The Kwik-Lift is basically just a set of heavy-duty steel ramps, so it should last a lifetime. If the Kwik-Lift is lubricated occasionally – and if any scratches are painted over – it should last as long as steel lasts.
Finally, Don’t Forget Resale Value
A lot of people buy a vehicle lift assuming it’s the last lift they’ll need to buy. Of course, things can change. You may decide to move to a house with a bigger or smaller garage. You may decide to upgrade to a commercial lift or decide to work out of a commercial repair bay that you rent as needed.
If you decide to make a change, the resale value of your lift will be determined by the type of lift you’ve purchased and your maintenance records.
- If you’re selling a commercial grade 2-post or 4-post lift, the buyer is going to want to know about how old your cables/chains are, how often the lift was inspected and lubricated, etc. Keep your records and you’ll get top dollar.

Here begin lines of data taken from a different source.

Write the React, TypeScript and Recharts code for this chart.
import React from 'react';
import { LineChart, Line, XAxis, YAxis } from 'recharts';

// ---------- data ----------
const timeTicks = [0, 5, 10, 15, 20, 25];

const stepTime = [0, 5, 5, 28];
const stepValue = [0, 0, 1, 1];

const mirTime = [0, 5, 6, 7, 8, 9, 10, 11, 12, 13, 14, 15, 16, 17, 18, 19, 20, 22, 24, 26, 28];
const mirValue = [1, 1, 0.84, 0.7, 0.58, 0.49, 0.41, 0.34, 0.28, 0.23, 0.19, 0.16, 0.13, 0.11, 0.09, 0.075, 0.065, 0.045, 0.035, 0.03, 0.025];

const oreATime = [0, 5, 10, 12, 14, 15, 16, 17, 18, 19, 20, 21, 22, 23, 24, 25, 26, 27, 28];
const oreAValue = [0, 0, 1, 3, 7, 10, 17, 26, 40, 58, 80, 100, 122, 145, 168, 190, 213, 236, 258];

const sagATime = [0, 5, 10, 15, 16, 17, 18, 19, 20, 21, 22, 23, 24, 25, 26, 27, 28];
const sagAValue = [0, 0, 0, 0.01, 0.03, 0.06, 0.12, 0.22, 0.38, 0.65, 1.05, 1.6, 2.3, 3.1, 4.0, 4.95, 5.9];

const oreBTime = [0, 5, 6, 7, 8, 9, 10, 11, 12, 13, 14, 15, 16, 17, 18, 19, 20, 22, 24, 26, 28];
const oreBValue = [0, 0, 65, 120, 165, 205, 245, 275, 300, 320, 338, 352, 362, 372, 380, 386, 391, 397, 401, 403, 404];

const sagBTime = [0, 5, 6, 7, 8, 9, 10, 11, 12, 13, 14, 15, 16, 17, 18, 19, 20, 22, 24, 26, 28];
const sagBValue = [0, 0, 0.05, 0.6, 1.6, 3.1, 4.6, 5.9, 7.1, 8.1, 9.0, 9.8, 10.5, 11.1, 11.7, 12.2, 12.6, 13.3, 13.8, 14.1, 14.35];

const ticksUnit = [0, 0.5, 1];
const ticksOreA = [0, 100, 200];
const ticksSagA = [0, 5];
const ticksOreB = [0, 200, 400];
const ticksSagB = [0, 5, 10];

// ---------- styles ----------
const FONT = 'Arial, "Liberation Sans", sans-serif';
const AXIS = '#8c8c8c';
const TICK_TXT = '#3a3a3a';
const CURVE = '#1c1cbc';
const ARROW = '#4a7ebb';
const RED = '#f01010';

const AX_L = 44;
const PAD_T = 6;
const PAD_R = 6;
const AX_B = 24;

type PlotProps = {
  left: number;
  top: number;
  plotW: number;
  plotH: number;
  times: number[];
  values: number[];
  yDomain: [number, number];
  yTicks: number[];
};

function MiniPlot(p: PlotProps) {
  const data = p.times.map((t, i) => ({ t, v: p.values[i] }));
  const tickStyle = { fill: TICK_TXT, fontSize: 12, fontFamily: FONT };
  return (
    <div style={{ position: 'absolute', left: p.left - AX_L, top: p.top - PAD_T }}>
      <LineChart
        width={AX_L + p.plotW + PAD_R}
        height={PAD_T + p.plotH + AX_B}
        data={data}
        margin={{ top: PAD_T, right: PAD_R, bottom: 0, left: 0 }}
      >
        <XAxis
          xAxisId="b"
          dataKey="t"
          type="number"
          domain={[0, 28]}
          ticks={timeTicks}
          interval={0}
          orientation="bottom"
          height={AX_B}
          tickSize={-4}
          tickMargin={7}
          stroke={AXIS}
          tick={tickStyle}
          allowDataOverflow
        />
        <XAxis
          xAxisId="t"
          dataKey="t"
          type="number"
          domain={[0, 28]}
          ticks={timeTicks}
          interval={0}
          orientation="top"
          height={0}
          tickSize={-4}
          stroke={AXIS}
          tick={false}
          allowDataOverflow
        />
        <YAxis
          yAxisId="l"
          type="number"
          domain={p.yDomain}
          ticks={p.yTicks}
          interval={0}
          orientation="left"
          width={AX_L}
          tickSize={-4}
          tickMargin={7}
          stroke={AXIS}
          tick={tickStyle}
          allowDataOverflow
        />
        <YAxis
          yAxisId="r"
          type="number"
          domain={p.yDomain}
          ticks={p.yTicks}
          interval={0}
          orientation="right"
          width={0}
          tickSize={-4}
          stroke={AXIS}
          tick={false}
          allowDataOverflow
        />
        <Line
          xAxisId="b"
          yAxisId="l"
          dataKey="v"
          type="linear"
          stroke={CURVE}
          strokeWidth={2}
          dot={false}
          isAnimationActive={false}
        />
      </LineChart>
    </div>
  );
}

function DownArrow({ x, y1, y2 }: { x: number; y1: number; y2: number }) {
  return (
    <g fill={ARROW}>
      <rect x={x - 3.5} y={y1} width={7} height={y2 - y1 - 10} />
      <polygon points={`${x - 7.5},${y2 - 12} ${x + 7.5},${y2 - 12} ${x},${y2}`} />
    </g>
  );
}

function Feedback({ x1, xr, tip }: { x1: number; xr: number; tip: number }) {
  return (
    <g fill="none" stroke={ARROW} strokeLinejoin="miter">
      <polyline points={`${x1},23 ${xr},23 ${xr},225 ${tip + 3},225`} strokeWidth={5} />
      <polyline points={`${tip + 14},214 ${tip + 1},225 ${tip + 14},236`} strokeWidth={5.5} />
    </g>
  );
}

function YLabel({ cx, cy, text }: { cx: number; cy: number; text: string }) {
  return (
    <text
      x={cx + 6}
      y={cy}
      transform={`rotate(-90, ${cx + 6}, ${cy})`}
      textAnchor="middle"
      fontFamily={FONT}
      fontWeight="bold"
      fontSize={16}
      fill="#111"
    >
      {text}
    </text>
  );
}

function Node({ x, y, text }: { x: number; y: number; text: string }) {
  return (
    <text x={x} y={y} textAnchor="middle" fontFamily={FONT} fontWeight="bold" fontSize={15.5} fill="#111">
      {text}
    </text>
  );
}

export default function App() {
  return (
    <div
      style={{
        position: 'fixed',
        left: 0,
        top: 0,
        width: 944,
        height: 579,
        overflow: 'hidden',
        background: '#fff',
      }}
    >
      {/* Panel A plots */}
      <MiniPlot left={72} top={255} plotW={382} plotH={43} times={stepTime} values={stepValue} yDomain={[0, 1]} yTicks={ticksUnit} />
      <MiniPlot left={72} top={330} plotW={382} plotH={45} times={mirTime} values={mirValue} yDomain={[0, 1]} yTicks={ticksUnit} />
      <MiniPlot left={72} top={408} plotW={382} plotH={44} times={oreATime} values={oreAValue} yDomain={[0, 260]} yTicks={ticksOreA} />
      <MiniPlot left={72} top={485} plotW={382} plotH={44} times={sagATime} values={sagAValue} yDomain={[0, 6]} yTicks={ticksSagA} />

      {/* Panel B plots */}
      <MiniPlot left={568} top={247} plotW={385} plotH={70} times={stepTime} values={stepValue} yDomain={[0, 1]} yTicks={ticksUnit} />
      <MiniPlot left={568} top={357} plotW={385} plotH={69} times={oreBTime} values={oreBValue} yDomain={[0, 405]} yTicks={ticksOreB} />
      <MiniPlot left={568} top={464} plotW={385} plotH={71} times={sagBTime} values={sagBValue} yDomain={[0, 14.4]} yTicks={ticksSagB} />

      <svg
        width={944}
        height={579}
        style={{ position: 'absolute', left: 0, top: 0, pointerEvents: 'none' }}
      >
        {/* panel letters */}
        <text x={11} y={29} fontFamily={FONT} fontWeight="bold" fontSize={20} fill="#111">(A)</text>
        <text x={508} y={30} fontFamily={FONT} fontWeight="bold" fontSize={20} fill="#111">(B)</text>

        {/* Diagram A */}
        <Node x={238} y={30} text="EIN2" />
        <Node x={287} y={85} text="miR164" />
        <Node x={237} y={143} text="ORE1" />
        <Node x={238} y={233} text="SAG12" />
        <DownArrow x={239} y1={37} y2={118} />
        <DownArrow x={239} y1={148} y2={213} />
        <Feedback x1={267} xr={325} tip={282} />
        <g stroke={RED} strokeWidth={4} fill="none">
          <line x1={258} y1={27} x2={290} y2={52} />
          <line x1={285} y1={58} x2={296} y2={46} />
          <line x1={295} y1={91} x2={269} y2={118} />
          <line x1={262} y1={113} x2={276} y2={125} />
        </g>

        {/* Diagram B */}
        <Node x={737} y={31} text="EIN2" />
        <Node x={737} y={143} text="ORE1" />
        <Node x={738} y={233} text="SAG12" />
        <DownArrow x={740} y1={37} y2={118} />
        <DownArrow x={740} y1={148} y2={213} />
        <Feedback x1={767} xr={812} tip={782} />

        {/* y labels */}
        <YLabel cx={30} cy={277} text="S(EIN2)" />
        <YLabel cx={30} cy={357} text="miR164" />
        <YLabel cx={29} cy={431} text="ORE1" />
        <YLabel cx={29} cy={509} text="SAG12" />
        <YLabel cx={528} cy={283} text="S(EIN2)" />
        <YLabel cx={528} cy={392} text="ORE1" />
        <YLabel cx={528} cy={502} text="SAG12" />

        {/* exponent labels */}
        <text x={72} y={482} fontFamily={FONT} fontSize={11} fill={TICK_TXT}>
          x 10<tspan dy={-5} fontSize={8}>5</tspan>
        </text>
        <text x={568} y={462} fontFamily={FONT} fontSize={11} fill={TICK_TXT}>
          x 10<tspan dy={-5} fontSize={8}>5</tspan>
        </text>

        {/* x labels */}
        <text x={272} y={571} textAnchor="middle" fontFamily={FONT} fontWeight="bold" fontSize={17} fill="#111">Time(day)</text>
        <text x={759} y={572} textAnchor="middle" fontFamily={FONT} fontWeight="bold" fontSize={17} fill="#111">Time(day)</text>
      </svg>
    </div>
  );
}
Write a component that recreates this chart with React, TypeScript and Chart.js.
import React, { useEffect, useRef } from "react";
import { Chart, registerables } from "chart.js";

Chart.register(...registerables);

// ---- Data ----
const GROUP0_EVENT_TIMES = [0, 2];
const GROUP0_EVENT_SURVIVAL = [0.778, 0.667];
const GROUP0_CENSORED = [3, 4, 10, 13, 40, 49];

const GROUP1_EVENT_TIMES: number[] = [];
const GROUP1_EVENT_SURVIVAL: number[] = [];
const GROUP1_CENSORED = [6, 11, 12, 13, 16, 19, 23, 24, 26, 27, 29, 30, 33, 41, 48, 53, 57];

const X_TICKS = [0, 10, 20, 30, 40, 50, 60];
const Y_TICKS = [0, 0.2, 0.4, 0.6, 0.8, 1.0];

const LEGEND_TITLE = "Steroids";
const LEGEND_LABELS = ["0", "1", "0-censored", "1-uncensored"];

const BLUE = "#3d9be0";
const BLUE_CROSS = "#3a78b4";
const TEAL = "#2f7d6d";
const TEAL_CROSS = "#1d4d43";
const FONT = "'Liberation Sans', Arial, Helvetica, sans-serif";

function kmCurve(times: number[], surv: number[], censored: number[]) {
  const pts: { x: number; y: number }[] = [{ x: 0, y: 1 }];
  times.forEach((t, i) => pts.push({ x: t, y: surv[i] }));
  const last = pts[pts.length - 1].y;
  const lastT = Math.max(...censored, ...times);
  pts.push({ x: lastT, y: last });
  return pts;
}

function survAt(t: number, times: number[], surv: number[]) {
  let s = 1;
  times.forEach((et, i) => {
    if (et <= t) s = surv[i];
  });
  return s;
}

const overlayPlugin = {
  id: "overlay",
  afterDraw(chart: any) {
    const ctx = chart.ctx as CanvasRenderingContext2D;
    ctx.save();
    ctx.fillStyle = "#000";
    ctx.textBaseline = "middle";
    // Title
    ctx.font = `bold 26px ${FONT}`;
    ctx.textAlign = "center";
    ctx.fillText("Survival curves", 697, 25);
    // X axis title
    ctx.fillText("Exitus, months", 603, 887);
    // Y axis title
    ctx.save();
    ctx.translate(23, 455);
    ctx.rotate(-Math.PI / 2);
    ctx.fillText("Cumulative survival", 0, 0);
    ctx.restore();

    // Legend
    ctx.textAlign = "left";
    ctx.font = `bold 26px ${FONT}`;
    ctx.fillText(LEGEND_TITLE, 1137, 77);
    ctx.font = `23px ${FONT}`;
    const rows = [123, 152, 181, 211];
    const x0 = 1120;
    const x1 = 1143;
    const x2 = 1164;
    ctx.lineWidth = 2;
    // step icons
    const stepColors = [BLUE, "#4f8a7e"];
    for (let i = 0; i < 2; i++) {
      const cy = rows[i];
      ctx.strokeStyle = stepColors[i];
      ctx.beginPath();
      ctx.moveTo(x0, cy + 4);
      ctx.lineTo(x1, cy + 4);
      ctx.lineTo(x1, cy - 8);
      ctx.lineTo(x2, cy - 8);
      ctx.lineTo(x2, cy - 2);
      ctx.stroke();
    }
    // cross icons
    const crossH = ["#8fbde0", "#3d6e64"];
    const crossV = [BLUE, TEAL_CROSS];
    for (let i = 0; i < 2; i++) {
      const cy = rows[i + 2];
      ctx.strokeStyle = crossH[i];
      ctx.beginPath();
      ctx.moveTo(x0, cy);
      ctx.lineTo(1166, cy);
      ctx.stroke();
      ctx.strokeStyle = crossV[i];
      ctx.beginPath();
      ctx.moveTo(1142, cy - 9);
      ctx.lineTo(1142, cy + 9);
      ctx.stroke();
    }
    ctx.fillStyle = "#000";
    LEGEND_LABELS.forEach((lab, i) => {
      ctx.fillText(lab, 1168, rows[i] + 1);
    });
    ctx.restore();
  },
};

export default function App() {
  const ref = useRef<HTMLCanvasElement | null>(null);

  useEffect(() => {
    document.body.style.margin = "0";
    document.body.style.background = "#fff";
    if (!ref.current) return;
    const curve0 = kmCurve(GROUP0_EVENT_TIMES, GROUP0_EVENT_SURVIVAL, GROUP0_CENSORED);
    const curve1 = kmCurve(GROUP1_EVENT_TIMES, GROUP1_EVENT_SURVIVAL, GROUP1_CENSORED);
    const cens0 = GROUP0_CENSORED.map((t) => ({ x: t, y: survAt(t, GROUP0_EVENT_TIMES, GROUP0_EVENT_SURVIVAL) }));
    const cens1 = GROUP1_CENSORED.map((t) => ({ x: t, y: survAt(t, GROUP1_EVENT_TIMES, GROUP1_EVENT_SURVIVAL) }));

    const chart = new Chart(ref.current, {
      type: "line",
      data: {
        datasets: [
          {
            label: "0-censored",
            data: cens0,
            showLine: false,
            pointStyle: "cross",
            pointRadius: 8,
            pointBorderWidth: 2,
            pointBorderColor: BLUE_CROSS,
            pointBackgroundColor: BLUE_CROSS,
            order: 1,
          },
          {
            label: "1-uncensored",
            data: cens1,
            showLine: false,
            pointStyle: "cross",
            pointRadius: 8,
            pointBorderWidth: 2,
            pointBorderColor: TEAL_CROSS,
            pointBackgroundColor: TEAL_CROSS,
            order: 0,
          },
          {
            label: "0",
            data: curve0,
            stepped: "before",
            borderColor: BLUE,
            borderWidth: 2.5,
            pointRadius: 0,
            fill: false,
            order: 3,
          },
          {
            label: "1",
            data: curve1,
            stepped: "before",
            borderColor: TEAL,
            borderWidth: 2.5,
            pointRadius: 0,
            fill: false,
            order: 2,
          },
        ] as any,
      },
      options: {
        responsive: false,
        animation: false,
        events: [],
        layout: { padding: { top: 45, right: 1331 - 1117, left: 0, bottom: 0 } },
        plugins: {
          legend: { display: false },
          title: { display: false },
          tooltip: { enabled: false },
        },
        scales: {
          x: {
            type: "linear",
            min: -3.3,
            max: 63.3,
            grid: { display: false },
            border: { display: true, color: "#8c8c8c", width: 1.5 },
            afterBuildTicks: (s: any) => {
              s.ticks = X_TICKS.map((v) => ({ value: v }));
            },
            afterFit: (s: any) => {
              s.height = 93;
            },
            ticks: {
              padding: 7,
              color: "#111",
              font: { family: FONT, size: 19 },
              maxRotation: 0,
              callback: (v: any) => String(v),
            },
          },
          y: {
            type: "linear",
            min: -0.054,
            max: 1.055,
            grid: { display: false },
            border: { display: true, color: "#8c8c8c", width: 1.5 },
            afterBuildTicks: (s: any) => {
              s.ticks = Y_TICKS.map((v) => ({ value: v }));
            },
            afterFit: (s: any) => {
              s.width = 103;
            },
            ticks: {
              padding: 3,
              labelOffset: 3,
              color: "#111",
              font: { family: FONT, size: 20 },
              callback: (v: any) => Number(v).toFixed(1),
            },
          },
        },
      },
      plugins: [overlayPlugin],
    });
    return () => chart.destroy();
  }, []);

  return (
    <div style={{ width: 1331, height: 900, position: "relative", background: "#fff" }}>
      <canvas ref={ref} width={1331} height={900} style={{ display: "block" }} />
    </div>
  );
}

- If you’re selling a Kwik-Lift, the buyer is going to want to know if the lift has any rust or damage. There’s nothing that can go wrong with a Kwik-Lift besides the obvious, so you should get top dollar.
- Since entry-level and enthusiast lifts aren’t designed for heavy use, and replacement parts aren’t always available, the buyer is probably going to want a deep discount to buy one. It’s easy to understand why – how much would you pay for a lift that you might not be able to fix if it breaks?
Granted, it’s anecdotal, but we’ve had dozens of Kwik-Lift customers tell us they were able to sell their used Kwik-Lift on Craigslist in a matter of hours. All they do is post some good pictures and it’s sold!